On this conduct, the Italian G7 presidency of 2024 will be measured. On 30 October 2023 in Rome, there was a trilateral meeting between the ministers of economy, industry and finance of Italy, France, and Germany (Adolfo Urso, Bruno Le Maire and Robert Habeck). The aim was to emphasize industrial cooperation between European technology sectors, with a relevant analysis on the topics of Artificial Intelligence and the need for efforts towards the digital and green transition.
Over the next two days in the UK, the Artificial Intelligence Safety Summit (AISS), the first international conference on artificial intelligence, was held at Bletchley Park, Buckinghamshire. The AISS meetings focused on a number of objectives: to understand and limit the risks of advanced ‘frontier’ artificial intelligence; to promote international cooperation on safety; to identify concrete measures; to foster collaborative research; and to ensure safe development for positive global applications.
In summary, the AISS facilitated a dialogue between stakeholders without disrupting the regulatory framework, promoting understanding of risks and cooperation for the safe development of AI in the interaction between the public and private sectors.
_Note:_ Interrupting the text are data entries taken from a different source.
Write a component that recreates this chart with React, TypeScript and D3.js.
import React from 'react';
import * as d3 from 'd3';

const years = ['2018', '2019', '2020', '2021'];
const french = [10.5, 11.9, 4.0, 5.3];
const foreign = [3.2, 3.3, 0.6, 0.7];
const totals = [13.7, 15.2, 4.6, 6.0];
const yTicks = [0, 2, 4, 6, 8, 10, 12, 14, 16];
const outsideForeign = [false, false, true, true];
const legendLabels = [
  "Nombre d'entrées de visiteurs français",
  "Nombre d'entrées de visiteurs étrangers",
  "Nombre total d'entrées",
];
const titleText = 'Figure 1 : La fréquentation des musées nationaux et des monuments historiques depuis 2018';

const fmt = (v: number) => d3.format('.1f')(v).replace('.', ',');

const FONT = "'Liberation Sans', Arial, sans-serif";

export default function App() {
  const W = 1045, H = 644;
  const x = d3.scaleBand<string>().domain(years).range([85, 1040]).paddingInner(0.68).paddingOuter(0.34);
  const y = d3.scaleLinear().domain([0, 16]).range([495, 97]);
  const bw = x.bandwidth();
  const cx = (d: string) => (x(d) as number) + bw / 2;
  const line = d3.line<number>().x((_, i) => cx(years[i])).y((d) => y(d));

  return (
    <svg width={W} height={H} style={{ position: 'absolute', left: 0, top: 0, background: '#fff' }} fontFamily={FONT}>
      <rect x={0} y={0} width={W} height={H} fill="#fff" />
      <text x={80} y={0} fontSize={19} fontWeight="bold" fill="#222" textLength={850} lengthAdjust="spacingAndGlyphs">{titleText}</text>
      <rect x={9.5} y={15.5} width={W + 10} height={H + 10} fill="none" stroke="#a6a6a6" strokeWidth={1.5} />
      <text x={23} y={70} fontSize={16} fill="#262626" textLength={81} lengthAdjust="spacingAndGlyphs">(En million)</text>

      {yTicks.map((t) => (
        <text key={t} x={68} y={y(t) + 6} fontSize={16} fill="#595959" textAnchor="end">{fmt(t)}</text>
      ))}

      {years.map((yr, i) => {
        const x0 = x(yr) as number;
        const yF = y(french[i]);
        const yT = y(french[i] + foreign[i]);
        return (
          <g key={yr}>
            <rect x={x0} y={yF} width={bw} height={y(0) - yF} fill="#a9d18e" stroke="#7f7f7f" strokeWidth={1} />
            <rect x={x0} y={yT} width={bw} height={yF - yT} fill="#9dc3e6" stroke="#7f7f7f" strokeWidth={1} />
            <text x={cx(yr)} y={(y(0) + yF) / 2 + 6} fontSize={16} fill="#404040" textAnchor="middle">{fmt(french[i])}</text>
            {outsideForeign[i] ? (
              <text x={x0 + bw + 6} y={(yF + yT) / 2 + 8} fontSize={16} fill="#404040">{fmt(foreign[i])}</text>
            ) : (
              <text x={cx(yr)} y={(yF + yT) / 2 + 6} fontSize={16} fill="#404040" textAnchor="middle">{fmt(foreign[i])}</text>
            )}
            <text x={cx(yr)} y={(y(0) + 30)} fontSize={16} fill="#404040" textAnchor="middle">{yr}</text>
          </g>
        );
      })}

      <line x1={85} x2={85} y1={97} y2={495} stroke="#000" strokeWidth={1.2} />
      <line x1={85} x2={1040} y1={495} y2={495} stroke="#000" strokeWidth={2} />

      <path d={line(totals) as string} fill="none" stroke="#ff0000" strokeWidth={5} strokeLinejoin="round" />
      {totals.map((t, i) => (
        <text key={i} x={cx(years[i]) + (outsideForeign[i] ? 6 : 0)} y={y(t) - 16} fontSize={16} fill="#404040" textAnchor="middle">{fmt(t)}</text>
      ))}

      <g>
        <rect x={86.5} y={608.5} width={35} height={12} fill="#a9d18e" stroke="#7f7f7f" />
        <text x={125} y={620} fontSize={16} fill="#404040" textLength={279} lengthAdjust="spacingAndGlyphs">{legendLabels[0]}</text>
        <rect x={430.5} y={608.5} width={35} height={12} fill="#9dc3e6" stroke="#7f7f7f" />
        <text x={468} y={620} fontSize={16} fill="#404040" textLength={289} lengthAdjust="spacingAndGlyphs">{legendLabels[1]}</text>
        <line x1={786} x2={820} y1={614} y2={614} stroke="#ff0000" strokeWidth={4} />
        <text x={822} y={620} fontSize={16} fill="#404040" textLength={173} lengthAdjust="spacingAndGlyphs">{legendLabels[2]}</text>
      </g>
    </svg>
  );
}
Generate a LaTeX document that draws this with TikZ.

At the end of the Summit, “the Bletchley Declaration” was formalised on 2 November 2023, a statement aimed at creating a roadmap for the next Summit in 2024, regarding collaborative action, and the potential risks arising and derivable from an AI misuse.
Within the European Union, as part of its digital strategy, we have the first regulatory framework, which has been in place since April 2021. It is based on risk management, especially in relation to the protection of fundamental rights.
The proposed legislation identifies an arrangement based on Title I, which will be linked to the purpose and definition of the legislation; Title II will identify dangerous practices and thus be prohibited in a negative way; Title III will contain rules for the systematisation of high-risk situations, such as fundamental human rights or health and safety risks; Title IV will deal with transparency obligations regarding companies that own artificial intelligence systems; Title V will present measures to support innovation; Titles VI, VII and VIII will present measures related to governance; Title IX will deal with codes of conduct, along the lines of those of Hiroshima; and Titles X, XI and XII will present final provisions.
Within this legislation, two categories of actors are also identified: ‘providers’, i.e. those who distribute the services provided by AI, and ‘users’, those who use them.
In the specifics of national legislation, the United States, as well as China, Canada, Japan and others have gone ahead and already have their own policies.
At the United Nations, Secretary General Antonio Guterres called in July 2023 for the creation of a global regulatory body on Artificial Intelligence.